When is software finished? When it passes a test? When it's deployed? Trick question. "Finished" is not really something software can be, because we're always updating, refining, re-releasing, or bug-fixing. Even EOL software sometimes gets security updates. In this talk, I'm going to discuss the opportunity presented by the unfinished nature of everything we make, and how we can use observability, metrics, and conversations to break down the silo between software and… people. Join me for a vision of how we can add value with tools that we already have, and recognize the value of things that are not the new hotness.
Scientific management says that there is a right way to do things, a best way, and that the way to make workers more efficient and standard is to enforce that one way.
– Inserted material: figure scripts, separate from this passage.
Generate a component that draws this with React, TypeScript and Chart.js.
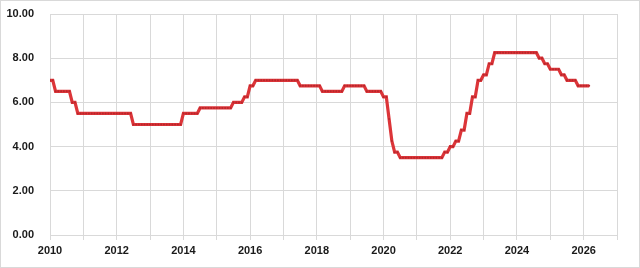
import React, { useEffect, useRef } from "react";
import { Chart, registerables } from "chart.js";

Chart.register(...registerables);

// Monthly rate values (Jan..Dec) per year
const startYear = 2010;
const y2010 = [7.0, 7.0, 6.5, 6.5, 6.5, 6.5, 6.5, 6.5, 6.0, 6.0, 5.5, 5.5];
const y2011 = [5.5, 5.5, 5.5, 5.5, 5.5, 5.5, 5.5, 5.5, 5.5, 5.5, 5.5, 5.5];
const y2012 = [5.5, 5.5, 5.5, 5.5, 5.5, 5.5, 5.0, 5.0, 5.0, 5.0, 5.0, 5.0];
const y2013 = [5.0, 5.0, 5.0, 5.0, 5.0, 5.0, 5.0, 5.0, 5.0, 5.0, 5.0, 5.0];
const y2014 = [5.5, 5.5, 5.5, 5.5, 5.5, 5.5, 5.75, 5.75, 5.75, 5.75, 5.75, 5.75];
const y2015 = [5.75, 5.75, 5.75, 5.75, 5.75, 5.75, 6.0, 6.0, 6.0, 6.0, 6.25, 6.25];
const y2016 = [6.75, 6.75, 7.0, 7.0, 7.0, 7.0, 7.0, 7.0, 7.0, 7.0, 7.0, 7.0];
const y2017 = [7.0, 7.0, 7.0, 7.0, 7.0, 7.0, 6.75, 6.75, 6.75, 6.75, 6.75, 6.75];
const y2018 = [6.75, 6.75, 6.5, 6.5, 6.5, 6.5, 6.5, 6.5, 6.5, 6.5, 6.75, 6.75];
const y2019 = [6.75, 6.75, 6.75, 6.75, 6.75, 6.75, 6.5, 6.5, 6.5, 6.5, 6.5, 6.5];
const y2020 = [6.25, 6.25, 5.25, 4.25, 3.75, 3.75, 3.5, 3.5, 3.5, 3.5, 3.5, 3.5];
const y2021 = [3.5, 3.5, 3.5, 3.5, 3.5, 3.5, 3.5, 3.5, 3.5, 3.5, 3.75, 3.75];
const y2022 = [4.0, 4.0, 4.25, 4.25, 4.75, 4.75, 5.5, 5.5, 6.25, 6.25, 7.0, 7.0];
const y2023 = [7.25, 7.25, 7.75, 7.75, 8.25, 8.25, 8.25, 8.25, 8.25, 8.25, 8.25, 8.25];
const y2024 = [8.25, 8.25, 8.25, 8.25, 8.25, 8.25, 8.25, 8.25, 8.0, 8.0, 7.75, 7.75];
const y2025 = [7.5, 7.5, 7.5, 7.5, 7.25, 7.25, 7.0, 7.0, 7.0, 7.0, 6.75, 6.75];
const y2026 = [6.75, 6.75, 6.75];

const yearly = [y2010, y2011, y2012, y2013, y2014, y2015, y2016, y2017, y2018, y2019, y2020, y2021, y2022, y2023, y2024, y2025, y2026];

const xMin = 2010;
const xMax = 2027;
const yMin = 0;
const yMax = 10;
const yStep = 2;

export default function App() {
  const ref = useRef<HTMLCanvasElement | null>(null);

  useEffect(() => {
    document.body.style.margin = "0";
    const points: { x: number; y: number }[] = [];
    yearly.forEach((vals, yi) => {
      vals.forEach((v, m) => points.push({ x: startYear + yi + m / 12, y: v }));
    });
    const grid = "#d9d9d9";
    const font = { family: "'Liberation Sans', Arial, sans-serif", size: 11, weight: "bold" as const };
    const chart = new Chart(ref.current!, {
      type: "line",
      data: {
        datasets: [
          {
            data: points,
            borderColor: "#dc3539",
            borderWidth: 3.2,
            pointRadius: 1,
            pointBackgroundColor: "#b8262b",
            pointBorderWidth: 0,
            tension: 0,
          },
        ],
      },
      options: {
        animation: false,
        responsive: false,
        maintainAspectRatio: false,
        layout: { padding: { left: 0, right: 23, top: 14, bottom: 0 } },
        plugins: { legend: { display: false }, tooltip: { enabled: false } },
        scales: {
          x: {
            type: "linear",
            min: xMin,
            max: xMax,
            afterFit: (s: any) => { s.height = 33; },
            afterBuildTicks: (s: any) => {
              const t = [];
              for (let v = xMin; v <= xMax; v++) t.push({ value: v });
              s.ticks = t;
            },
            ticks: {
              autoSkip: false,
              maxRotation: 0,
              padding: 4,
              color: "#1a1a1a",
              font,
              callback: (v: any) => (Number(v) % 2 === 0 && Number(v) < xMax ? String(v) : ""),
            },
            grid: { color: grid, lineWidth: 1, tickLength: 5, drawTicks: true },
            border: { color: grid },
          },
          y: {
            min: yMin,
            max: yMax,
            afterFit: (s: any) => { s.width = 50; },
            ticks: {
              stepSize: yStep,
              padding: 2,
              color: "#1a1a1a",
              font,
              callback: (v: any) => Number(v).toFixed(2),
            },
            grid: { color: grid, lineWidth: 1, drawTicks: true, tickLength: 14, tickColor: "rgba(0,0,0,0)" },
            border: { color: grid },
          },
        },
      },
    });
    return () => chart.destroy();
  }, []);

  return (
    <div style={{ position: "relative", width: 640, height: 268 }}>
      <canvas ref={ref} width={640} height={268} style={{ display: "block" }} />
      <div
        style={{
          position: "absolute",
          left: 0,
          top: 0,
          width: 640,
          height: 268,
          boxSizing: "border-box",
          border: "1px solid #d9d9d9",
          pointerEvents: "none",
        }}
      />
    </div>
  );
}
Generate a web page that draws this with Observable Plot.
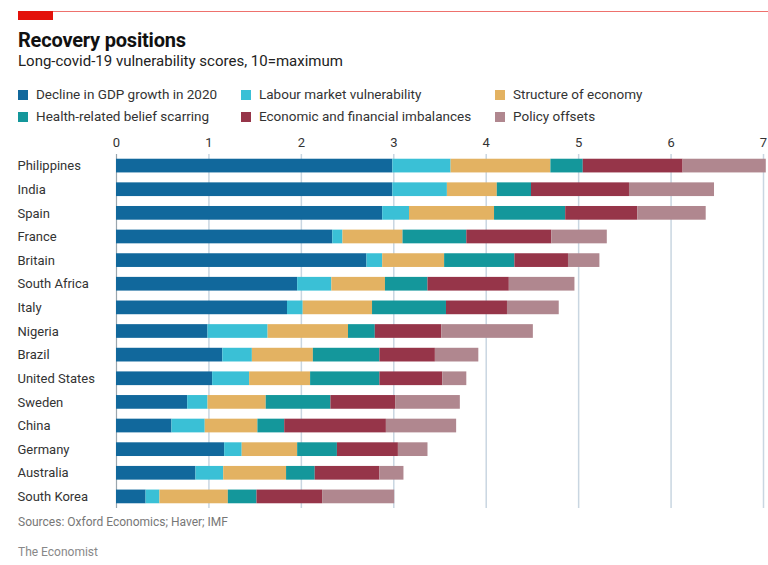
<!DOCTYPE html>
<html>
<head>
<meta charset="utf-8">
<script src="https://cdn.jsdelivr.net/npm/d3@7"></script>
<script src="https://cdn.jsdelivr.net/npm/@observablehq/plot@0.6"></script>
<style>
  html, body { margin: 0; padding: 0; background: #fff; }
  body { width: 768px; height: 565px; position: relative; overflow: hidden; font-family: "Roboto", "DejaVu Sans", sans-serif; color: #222; }
  .topline { position: absolute; left: 18px; right: 0; top: 11px; height: 1px; background: #e3120b; opacity: 0.6; }
  .redbox { position: absolute; left: 18px; top: 11px; width: 35px; height: 9px; background: #e3120b; }
  .title { position: absolute; left: 18px; top: 28px; font-size: 20px; font-weight: bold; color: #111; letter-spacing: -0.2px; }
  .subtitle { position: absolute; left: 18px; top: 52px; font-size: 15px; color: #222; }
  .legend { position: absolute; left: 18px; top: 86px; width: 740px; }
  .item { position: absolute; font-size: 13.5px; color: #333; white-space: nowrap; line-height: 16px; }
  .item span.sw { display: inline-block; width: 10px; height: 10px; margin-right: 8px; vertical-align: -1px; }
  #chart { position: absolute; left: 0; top: 130px; }
  .source { position: absolute; left: 18px; top: 515px; font-size: 12px; color: #777; }
  .brand { position: absolute; left: 18px; top: 545px; font-size: 12px; color: #888; }
</style>
</head>
<body>
<div class="topline"></div>
<div class="redbox"></div>
<div class="title">Recovery positions</div>
<div class="subtitle">Long-covid-19 vulnerability scores, 10=maximum</div>
<div class="legend" id="legend"></div>
<div id="chart"></div>
<div class="source">Sources: Oxford Economics; Haver; IMF</div>
<div class="brand">The Economist</div>
<script>
const countries = ["Philippines","India","Spain","France","Britain","South Africa","Italy","Nigeria","Brazil","United States","Sweden","China","Germany","Australia","South Korea"];
const components = ["Decline in GDP growth in 2020","Labour market vulnerability","Structure of economy","Health-related belief scarring","Economic and financial imbalances","Policy offsets"];
const colors = ["#11689c","#3ac0d6","#e3b262","#14979b","#963549","#b0878f"];
const gdpDecline   = [2.99,2.99,2.88,2.34,2.71,1.96,1.85,0.99,1.15,1.04,0.77,0.60,1.17,0.86,0.32];
const labourMarket = [0.63,0.59,0.29,0.11,0.17,0.37,0.17,0.65,0.32,0.40,0.22,0.36,0.19,0.30,0.15];
const structure    = [1.08,0.54,0.92,0.65,0.67,0.58,0.75,0.87,0.66,0.66,0.63,0.57,0.60,0.68,0.74];
const healthBelief = [0.35,0.37,0.77,0.69,0.76,0.46,0.80,0.29,0.72,0.75,0.70,0.29,0.43,0.31,0.31];
const imbalances   = [1.08,1.06,0.78,0.92,0.58,0.88,0.66,0.72,0.60,0.68,0.70,1.10,0.66,0.70,0.71];
const policy       = [0.90,0.92,0.74,0.60,0.34,0.71,0.56,0.99,0.47,0.26,0.70,0.76,0.32,0.26,0.78];
const xTicks = [0,1,2,3,4,5,6,7];

const series = [gdpDecline, labourMarket, structure, healthBelief, imbalances, policy];
const data = [];
countries.forEach((c, i) => {
  series.forEach((s, j) => data.push({country: c, component: components[j], value: s[i], order: j}));
});

// legend
const legendPos = [[0,0],[223,0],[477,0],[0,22],[223,22],[477,22]];
const lg = document.getElementById("legend");
components.forEach((c, j) => {
  const d = document.createElement("div");
  d.className = "item";
  d.style.left = legendPos[j][0] + "px";
  d.style.top = legendPos[j][1] + "px";
  d.innerHTML = `<span class="sw" style="background:${colors[j]}"></span>${c}`;
  lg.appendChild(d);
});

const chart = Plot.plot({
  width: 768,
  height: 380,
  marginLeft: 116,
  marginRight: 5,
  marginTop: 24,
  marginBottom: 2,
  style: {fontFamily: "Roboto, sans-serif", fontSize: "13px", color: "#333", background: "transparent"},
  x: {domain: [0, 7], ticks: xTicks, axis: null},
  y: {domain: countries, paddingInner: 0.42, paddingOuter: 0.2, round: false, axis: null},
  color: {domain: components, range: colors},
  marks: [
    Plot.gridX(xTicks.slice(1), {stroke: "#c9d6e1", strokeOpacity: 1, strokeWidth: 1.5}),
    Plot.ruleX([0], {stroke: "#9aa6ae", strokeWidth: 1.2}),
    Plot.axisX(xTicks, {anchor: "top", tickSize: 0, tickPadding: 8, fontSize: 13, color: "#333", label: null}),
    Plot.barX(data, Plot.stackX({x: "value", y: "country", fill: "component", order: components, inset: 0})),
    Plot.axisY({tickSize: 0, textAnchor: "start", dx: -90, fontSize: 13, color: "#333", label: null})
  ]
});
document.getElementById("chart").appendChild(chart);
</script>
</body>
</html>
Large Language Models take the texts they are fed and predict the most likely thing we want next. While both scientific management and LLMs are a revolution in how work gets done, they are also a tribute to homogeneity, mediocrity, and norming. Join me for a far-ranging exploration of industrial design, standardization, and why normal and average are sometimes a deadly myth.
Heidi is an advocate for progressive delivery, organizational transformation, technical communication, and marketing you hate slightly less. She is a nerd about industrial psychology and patterns of progress. One of her favorite hobbies is talking to developers about things they already knew but had never thought of that way before. She sews all her conference dresses so that she's sure there is a pocket for the mic.